Exercise directions. Transcribe all of the material exactly.

Provided data.

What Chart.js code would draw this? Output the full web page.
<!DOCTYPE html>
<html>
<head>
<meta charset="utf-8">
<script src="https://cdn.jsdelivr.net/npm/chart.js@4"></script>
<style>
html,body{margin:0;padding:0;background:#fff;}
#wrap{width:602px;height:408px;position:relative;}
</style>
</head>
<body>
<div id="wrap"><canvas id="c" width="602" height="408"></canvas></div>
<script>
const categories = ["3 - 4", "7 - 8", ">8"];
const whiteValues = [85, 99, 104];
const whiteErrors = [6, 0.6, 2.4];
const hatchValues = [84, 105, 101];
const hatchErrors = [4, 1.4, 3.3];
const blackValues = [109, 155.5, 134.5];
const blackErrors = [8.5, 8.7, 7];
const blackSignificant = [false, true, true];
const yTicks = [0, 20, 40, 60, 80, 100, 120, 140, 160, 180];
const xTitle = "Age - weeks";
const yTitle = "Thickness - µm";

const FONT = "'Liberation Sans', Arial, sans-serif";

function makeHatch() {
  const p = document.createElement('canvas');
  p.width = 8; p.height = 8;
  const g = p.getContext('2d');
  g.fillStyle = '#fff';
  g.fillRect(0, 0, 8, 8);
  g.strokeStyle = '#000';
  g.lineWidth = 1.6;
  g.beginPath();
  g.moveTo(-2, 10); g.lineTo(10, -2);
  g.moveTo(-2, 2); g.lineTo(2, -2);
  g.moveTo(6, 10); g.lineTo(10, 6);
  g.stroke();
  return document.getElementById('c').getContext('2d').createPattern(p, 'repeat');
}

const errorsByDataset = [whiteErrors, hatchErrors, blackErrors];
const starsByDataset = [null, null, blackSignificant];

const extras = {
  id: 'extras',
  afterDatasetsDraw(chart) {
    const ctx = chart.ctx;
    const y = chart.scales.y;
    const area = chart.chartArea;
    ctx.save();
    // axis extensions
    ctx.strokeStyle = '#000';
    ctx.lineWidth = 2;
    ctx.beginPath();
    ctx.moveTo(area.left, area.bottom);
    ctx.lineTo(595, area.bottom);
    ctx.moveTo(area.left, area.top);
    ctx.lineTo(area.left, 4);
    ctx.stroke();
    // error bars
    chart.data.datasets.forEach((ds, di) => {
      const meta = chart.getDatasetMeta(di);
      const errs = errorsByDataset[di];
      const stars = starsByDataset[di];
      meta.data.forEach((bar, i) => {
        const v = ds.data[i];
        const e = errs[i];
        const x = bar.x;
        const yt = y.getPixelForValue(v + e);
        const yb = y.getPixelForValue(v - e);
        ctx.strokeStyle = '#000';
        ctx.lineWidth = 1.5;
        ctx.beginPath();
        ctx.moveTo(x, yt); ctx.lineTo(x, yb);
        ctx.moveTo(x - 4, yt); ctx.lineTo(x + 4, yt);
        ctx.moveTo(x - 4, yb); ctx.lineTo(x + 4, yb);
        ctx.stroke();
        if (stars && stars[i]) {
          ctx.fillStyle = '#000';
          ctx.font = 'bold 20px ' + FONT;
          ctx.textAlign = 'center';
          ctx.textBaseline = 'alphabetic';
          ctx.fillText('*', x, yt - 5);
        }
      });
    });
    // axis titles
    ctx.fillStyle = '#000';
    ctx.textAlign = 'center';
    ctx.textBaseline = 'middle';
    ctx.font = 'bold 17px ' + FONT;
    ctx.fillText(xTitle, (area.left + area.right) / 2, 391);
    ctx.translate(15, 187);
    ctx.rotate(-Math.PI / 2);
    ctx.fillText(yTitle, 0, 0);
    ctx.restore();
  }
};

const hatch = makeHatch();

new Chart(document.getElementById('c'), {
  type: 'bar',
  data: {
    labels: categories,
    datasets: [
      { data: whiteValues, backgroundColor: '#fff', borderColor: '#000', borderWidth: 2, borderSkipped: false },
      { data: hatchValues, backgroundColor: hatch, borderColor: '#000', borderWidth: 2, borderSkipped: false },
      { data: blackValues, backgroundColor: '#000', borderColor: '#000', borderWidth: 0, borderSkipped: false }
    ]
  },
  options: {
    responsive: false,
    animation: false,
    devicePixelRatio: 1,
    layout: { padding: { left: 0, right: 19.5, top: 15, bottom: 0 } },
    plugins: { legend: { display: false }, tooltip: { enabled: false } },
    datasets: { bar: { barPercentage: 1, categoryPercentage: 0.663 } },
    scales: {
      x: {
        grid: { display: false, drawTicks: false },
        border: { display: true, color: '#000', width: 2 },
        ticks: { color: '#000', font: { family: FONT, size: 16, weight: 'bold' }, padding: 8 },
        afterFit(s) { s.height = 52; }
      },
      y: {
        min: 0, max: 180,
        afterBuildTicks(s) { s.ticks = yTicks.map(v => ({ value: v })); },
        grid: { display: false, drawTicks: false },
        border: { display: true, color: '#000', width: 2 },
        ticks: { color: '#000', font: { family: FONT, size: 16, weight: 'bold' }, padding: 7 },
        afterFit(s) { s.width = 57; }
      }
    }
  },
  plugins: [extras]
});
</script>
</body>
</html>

Expected answer.
What Chart.js code would draw this? Output the full web page.
<!DOCTYPE html>
<html>
<head>
<meta charset="utf-8">
<script src="https://cdn.jsdelivr.net/npm/chart.js@4"></script>
<style>
html,body{margin:0;padding:0;background:#fff;}
#wrap{width:602px;height:408px;position:relative;}
</style>
</head>
<body>
<div id="wrap"><canvas id="c" width="602" height="408"></canvas></div>
<script>
const categories = ["3 - 4", "7 - 8", ">8"];
const whiteValues = [85, 99, 104];
const whiteErrors = [6, 0.6, 2.4];
const hatchValues = [84, 105, 101];
const hatchErrors = [4, 1.4, 3.3];
const blackValues = [109, 155.5, 134.5];
const blackErrors = [8.5, 8.7, 7];
const blackSignificant = [false, true, true];
const yTicks = [0, 20, 40, 60, 80, 100, 120, 140, 160, 180];
const xTitle = "Age - weeks";
const yTitle = "Thickness - µm";

const FONT = "'Liberation Sans', Arial, sans-serif";

function makeHatch() {
  const p = document.createElement('canvas');
  p.width = 8; p.height = 8;
  const g = p.getContext('2d');
  g.fillStyle = '#fff';
  g.fillRect(0, 0, 8, 8);
  g.strokeStyle = '#000';
  g.lineWidth = 1.6;
  g.beginPath();
  g.moveTo(-2, 10); g.lineTo(10, -2);
  g.moveTo(-2, 2); g.lineTo(2, -2);
  g.moveTo(6, 10); g.lineTo(10, 6);
  g.stroke();
  return document.getElementById('c').getContext('2d').createPattern(p, 'repeat');
}

const errorsByDataset = [whiteErrors, hatchErrors, blackErrors];
const starsByDataset = [null, null, blackSignificant];

const extras = {
  id: 'extras',
  afterDatasetsDraw(chart) {
    const ctx = chart.ctx;
    const y = chart.scales.y;
    const area = chart.chartArea;
    ctx.save();
    // axis extensions
    ctx.strokeStyle = '#000';
    ctx.lineWidth = 2;
    ctx.beginPath();
    ctx.moveTo(area.left, area.bottom);
    ctx.lineTo(595, area.bottom);
    ctx.moveTo(area.left, area.top);
    ctx.lineTo(area.left, 4);
    ctx.stroke();
    // error bars
    chart.data.datasets.forEach((ds, di) => {
      const meta = chart.getDatasetMeta(di);
      const errs = errorsByDataset[di];
      const stars = starsByDataset[di];
      meta.data.forEach((bar, i) => {
        const v = ds.data[i];
        const e = errs[i];
        const x = bar.x;
        const yt = y.getPixelForValue(v + e);
        const yb = y.getPixelForValue(v - e);
        ctx.strokeStyle = '#000';
        ctx.lineWidth = 1.5;
        ctx.beginPath();
        ctx.moveTo(x, yt); ctx.lineTo(x, yb);
        ctx.moveTo(x - 4, yt); ctx.lineTo(x + 4, yt);
        ctx.moveTo(x - 4, yb); ctx.lineTo(x + 4, yb);
        ctx.stroke();
        if (stars && stars[i]) {
          ctx.fillStyle = '#000';
          ctx.font = 'bold 20px ' + FONT;
          ctx.textAlign = 'center';
          ctx.textBaseline = 'alphabetic';
          ctx.fillText('*', x, yt - 5);
        }
      });
    });
    // axis titles
    ctx.fillStyle = '#000';
    ctx.textAlign = 'center';
    ctx.textBaseline = 'middle';
    ctx.font = 'bold 17px ' + FONT;
    ctx.fillText(xTitle, (area.left + area.right) / 2, 391);
    ctx.translate(15, 187);
    ctx.rotate(-Math.PI / 2);
    ctx.fillText(yTitle, 0, 0);
    ctx.restore();
  }
};

const hatch = makeHatch();

new Chart(document.getElementById('c'), {
  type: 'bar',
  data: {
    labels: categories,
    datasets: [
      { data: whiteValues, backgroundColor: '#fff', borderColor: '#000', borderWidth: 2, borderSkipped: false },
      { data: hatchValues, backgroundColor: hatch, borderColor: '#000', borderWidth: 2, borderSkipped: false },
      { data: blackValues, backgroundColor: '#000', borderColor: '#000', borderWidth: 0, borderSkipped: false }
    ]
  },
  options: {
    responsive: false,
    animation: false,
    devicePixelRatio: 1,
    layout: { padding: { left: 0, right: 19.5, top: 15, bottom: 0 } },
    plugins: { legend: { display: false }, tooltip: { enabled: false } },
    datasets: { bar: { barPercentage: 1, categoryPercentage: 0.663 } },
    scales: {
      x: {
        grid: { display: false, drawTicks: false },
        border: { display: true, color: '#000', width: 2 },
        ticks: { color: '#000', font: { family: FONT, size: 16, weight: 'bold' }, padding: 8 },
        afterFit(s) { s.height = 52; }
      },
      y: {
        min: 0, max: 180,
        afterBuildTicks(s) { s.ticks = yTicks.map(v => ({ value: v })); },
        grid: { display: false, drawTicks: false },
        border: { display: true, color: '#000', width: 2 },
        ticks: { color: '#000', font: { family: FONT, size: 16, weight: 'bold' }, padding: 7 },
        afterFit(s) { s.width = 57; }
      }
    }
  },
  plugins: [extras]
});
</script>
</body>
</html>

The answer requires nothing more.